▶ **Directions**: Search the records for the word "this" and report each line that has it.

▶ **Stored records**:
------------------------------------------------------------------------
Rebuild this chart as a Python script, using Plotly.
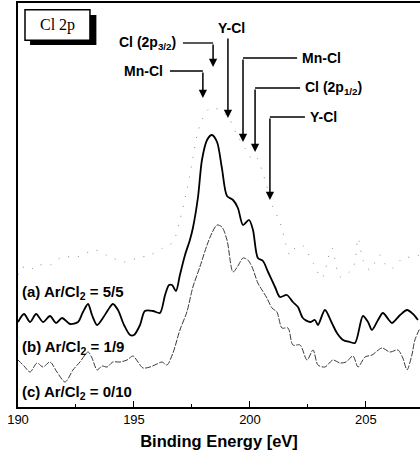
------------------------------------------------------------------------
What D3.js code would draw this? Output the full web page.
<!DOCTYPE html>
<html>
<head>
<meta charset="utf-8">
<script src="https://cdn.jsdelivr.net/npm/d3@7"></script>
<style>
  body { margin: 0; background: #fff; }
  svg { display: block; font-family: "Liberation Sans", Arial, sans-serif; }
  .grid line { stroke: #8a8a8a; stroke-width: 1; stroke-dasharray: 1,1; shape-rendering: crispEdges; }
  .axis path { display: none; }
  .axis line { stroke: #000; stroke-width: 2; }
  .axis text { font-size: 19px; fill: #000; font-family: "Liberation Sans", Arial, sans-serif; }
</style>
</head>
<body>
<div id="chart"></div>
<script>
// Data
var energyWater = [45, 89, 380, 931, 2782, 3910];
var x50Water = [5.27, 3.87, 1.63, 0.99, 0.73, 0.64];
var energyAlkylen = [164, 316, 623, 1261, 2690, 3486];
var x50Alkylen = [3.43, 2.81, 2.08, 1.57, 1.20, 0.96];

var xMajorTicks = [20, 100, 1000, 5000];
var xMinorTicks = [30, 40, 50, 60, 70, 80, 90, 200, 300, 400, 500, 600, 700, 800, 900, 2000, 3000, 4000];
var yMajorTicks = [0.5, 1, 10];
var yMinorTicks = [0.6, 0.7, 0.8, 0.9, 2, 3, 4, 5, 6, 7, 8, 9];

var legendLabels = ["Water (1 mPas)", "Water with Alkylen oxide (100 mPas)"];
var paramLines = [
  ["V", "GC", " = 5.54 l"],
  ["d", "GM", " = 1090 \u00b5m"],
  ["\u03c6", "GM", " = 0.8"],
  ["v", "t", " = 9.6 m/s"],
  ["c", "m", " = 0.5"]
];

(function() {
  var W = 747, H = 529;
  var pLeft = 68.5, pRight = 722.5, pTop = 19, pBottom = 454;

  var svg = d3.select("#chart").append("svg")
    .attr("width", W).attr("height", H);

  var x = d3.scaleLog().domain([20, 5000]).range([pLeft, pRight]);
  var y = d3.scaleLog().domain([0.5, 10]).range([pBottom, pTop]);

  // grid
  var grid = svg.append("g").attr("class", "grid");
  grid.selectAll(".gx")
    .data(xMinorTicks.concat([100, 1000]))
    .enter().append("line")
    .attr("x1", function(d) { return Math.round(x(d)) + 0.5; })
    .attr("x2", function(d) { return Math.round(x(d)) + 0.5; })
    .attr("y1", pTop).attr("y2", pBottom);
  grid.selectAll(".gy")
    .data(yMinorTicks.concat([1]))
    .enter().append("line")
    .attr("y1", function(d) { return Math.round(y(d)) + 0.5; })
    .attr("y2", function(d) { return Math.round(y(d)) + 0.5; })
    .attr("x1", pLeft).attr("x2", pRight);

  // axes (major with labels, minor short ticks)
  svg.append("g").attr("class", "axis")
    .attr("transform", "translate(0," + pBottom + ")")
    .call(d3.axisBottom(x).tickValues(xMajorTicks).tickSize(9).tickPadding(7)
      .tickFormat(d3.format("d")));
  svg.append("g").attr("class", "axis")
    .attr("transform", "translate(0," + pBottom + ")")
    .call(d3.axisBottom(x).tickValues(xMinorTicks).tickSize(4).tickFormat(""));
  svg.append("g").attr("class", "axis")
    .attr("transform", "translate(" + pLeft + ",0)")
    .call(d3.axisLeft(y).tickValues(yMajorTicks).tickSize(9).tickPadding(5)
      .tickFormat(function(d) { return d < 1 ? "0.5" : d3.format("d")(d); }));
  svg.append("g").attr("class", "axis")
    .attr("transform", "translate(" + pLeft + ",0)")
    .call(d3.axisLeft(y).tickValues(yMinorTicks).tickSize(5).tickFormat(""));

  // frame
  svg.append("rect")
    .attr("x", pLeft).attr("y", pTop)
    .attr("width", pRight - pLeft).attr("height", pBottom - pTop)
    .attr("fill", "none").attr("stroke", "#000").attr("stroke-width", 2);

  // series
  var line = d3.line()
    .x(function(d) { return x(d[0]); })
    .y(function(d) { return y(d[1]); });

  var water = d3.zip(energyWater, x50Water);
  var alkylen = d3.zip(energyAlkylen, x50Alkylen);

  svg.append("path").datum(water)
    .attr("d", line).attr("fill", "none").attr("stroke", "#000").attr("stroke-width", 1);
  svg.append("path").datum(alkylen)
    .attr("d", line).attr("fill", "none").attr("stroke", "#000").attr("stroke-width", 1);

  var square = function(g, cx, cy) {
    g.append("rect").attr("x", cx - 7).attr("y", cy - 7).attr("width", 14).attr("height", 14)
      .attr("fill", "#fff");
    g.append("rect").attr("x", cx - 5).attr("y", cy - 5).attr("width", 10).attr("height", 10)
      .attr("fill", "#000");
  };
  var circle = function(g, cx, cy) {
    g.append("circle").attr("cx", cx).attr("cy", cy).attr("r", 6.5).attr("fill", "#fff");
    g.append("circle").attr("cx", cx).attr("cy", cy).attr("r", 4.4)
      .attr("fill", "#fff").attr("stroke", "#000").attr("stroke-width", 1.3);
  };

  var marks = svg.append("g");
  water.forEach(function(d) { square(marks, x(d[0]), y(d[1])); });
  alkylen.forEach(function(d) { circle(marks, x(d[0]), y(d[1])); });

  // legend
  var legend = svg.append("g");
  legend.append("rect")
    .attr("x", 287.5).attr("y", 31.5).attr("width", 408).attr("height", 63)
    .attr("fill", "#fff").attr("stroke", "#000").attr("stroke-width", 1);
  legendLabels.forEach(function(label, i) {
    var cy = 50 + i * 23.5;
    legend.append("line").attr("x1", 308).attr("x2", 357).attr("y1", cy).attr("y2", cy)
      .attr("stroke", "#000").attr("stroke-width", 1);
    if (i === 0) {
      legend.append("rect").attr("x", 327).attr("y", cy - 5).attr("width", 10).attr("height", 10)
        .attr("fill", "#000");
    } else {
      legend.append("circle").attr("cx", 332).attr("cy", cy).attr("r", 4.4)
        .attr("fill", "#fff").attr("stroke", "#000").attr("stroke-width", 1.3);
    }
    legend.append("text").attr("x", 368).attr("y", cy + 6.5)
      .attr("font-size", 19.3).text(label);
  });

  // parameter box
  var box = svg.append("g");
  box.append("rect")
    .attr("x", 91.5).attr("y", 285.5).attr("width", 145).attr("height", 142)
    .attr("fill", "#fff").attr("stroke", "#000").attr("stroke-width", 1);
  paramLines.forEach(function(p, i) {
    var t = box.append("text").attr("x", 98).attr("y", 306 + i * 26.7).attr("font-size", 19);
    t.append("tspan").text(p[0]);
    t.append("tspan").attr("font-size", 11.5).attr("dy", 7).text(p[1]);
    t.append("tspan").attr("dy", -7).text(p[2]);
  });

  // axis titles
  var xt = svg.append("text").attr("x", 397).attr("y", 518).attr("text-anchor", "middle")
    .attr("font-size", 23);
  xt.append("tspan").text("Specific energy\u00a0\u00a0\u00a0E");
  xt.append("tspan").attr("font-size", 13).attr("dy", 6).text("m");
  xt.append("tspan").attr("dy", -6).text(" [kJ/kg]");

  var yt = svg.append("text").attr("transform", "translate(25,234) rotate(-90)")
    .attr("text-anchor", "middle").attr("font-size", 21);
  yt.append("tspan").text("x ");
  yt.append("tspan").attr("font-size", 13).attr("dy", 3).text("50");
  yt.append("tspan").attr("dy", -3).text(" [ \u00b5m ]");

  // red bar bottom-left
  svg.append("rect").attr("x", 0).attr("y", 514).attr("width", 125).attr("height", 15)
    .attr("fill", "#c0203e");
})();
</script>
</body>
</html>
------------------------------------------------------------------------
▶ **Result below**:
Rebuild this chart as a Python script, using Plotly.
What D3.js code would draw this? Output the full web page.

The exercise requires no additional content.